Boris Johnson's new plans to fly asylum seekers to Rwanda will cost more than "putting them up in the Ritz", critics have warned.
The prime minister announced the new immigration policy on Thursday, which will see some asylum seekers sent 4,000 miles to the East African country to have their claims processed.
Johnson said the plans would provide an alternative to housing asylum seekers in hotels in the UK at "vast public expense", and would deter people from crossing the Channel in small boats.
The scheme will target economic migrants, according to the Home Office, and the majority of those sent on the flights will be single males.
Speaking in the Rwandan capital of Kigali, home secretary Priti Patel said "everyone who enters the UK illegally will be considered for resettled and being brought over to Rwanda."
She added: "I'm not going to divulge specific criteria for a number of reasons because quite frankly we are trying to break the model of the people smuggling gangs."
The announcement has been met with fierce criticism, including over how much it will cost the taxpayer.
Labour MP Chris Rhondda Bryant tweeted: "The Rwanda plan will cost more than putting them up in the Ritz."
A similar scheme run by the Australian government costs up to £1.7m for each asylum seeker who is housed offshore.
Last month, Tory MP Andrew Mitchell told the House of Commons: "We know this plan would be incredibly expensive judging by the cost of Australian offshoring, the British taxpayer would face unprecedented costs per asylum seeker.
"It would be much cheaper to put each one in the Ritz and send all the under-18s to Eton.
"That would cost a great deal less than what is currently proposed."
The UK will give the Rwandan government an initial £120m under a trial scheme.
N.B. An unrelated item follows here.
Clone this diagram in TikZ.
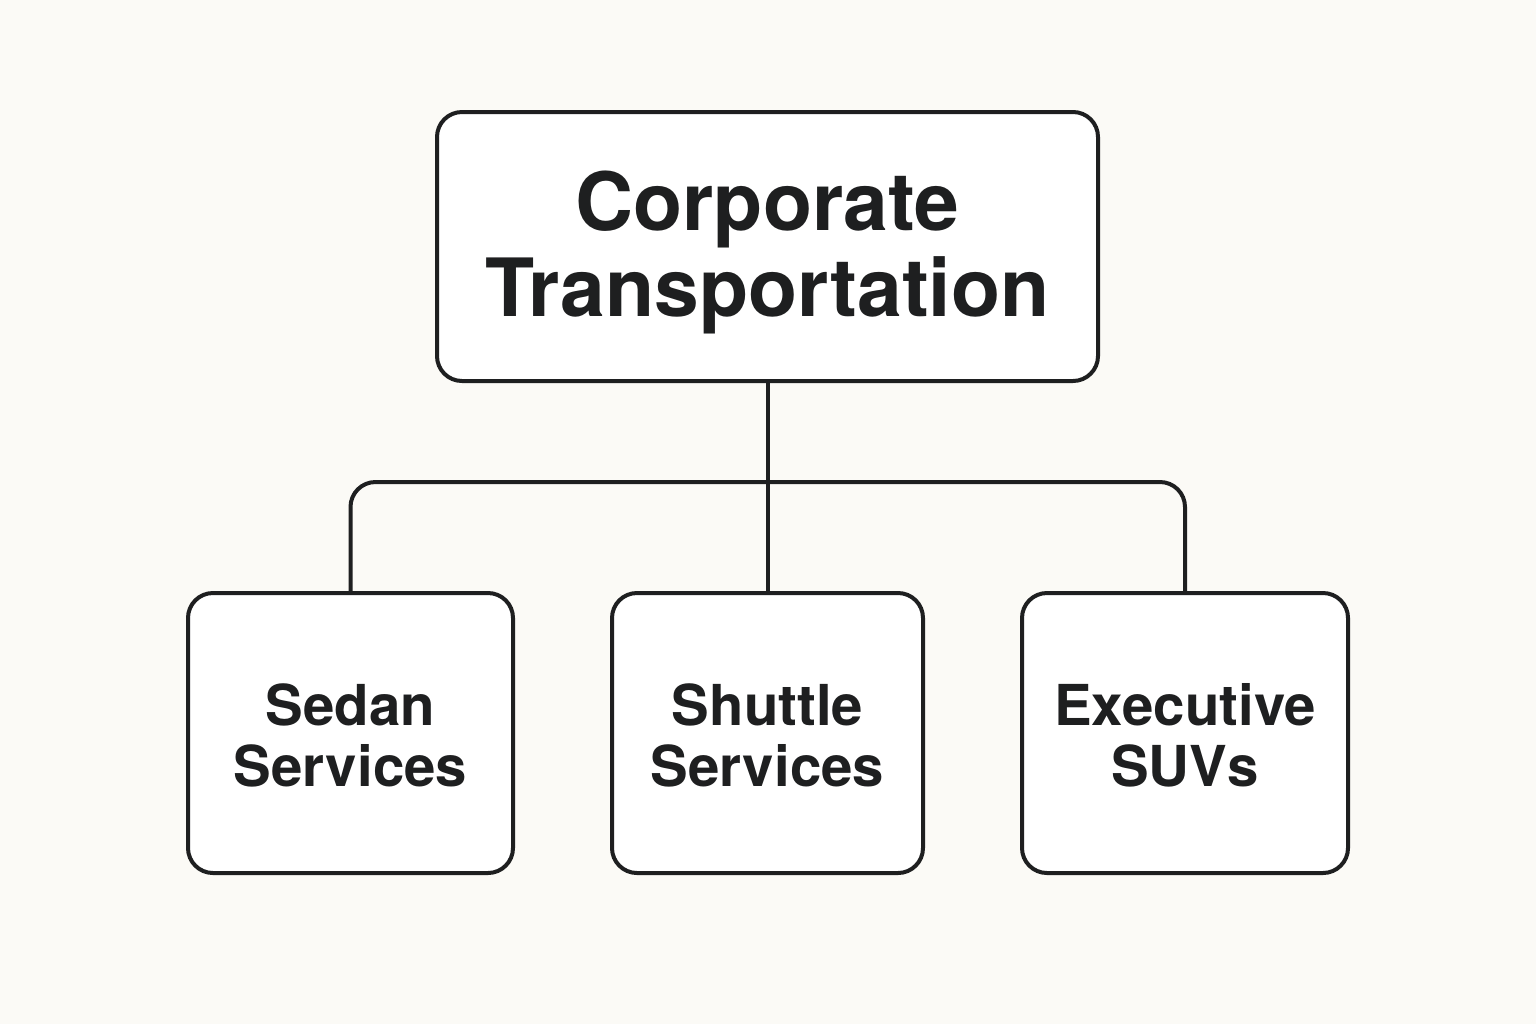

Asked about the costs of the scheme, Johnson said: "What's happening already, the asylum system is already costing this country £1.5 billion a year, the hotel costs are now £5 million a day, and it's climbing.
"Unless we can beat the business model of the gangs I'm afraid it will continue to climb and what we need to put in place is the deterrent system that will change their minds."
Johnson said he was proud of Britain's history of offering refuge, saying it provided a a “beacon of openness and generosity” which was “providing sanctuary to those in need”.
He said the policy was designed to deter people crossing the Channel from France illegally in small boats.
The numbers of people making the journey by this route have increased dramatically:
• 299 in 2018
• 1,843 in 2019
• 8,466 in 2020
• 28,526 in 2021
Refugee charities have dubbed the plans a “cruel and nasty decision” that will fail to address the issue and “lead to more human suffering and chaos”.
Human rights campaigners described the policy as “barbaric”, “cowardly” “shockingly ill-conceived”.
A snap poll from YouGov found that 42% of the British public opposed the proposal.
Of almost 3,000 adults asked, only 20% said they "strongly support" the announcement.
A further 15% said they would "tend to support" the move.
In comparison, 27% said they "strongly oppose", and 15% said they "tend to oppose".
Of those asked, 23% said they didn't know.
Patel doubled down on their decision, calling Rwanda "a safe and secure country with the respect for the rule of law, and clearly a range of institutions that have evolved and developed over time".
Asked why she thinks asylum seekers are better off in Rwanda than in the UK, the home secretary replied: "Those who will have access to the asylum system under the new plan for immigration... will be those coming through safe and legal routes and obviously those fleeing persecution, oppression and tyranny.
"We are speaking specifically about those who are coming to our country through illegal means, small boats for example and refrigerated lorries, in the hands of people smugglers.
"We need to absolutely stop that from happened and we have to stop this criminal trade."
Patel added there is a "safe and legal route" in place already for anyone fleeing the war in Ukraine.
"There is no reason anyone should come to the country via the people smugglers," she added.
"That is effectively the model we want to break."
In addition to the Rwanda partnership, asylum seekers who remain in the UK while their claims are considered will be housed in centres instead of hotels.
The first will reportedly open in the village of Linton-on-Ouse, in North Yorkshire.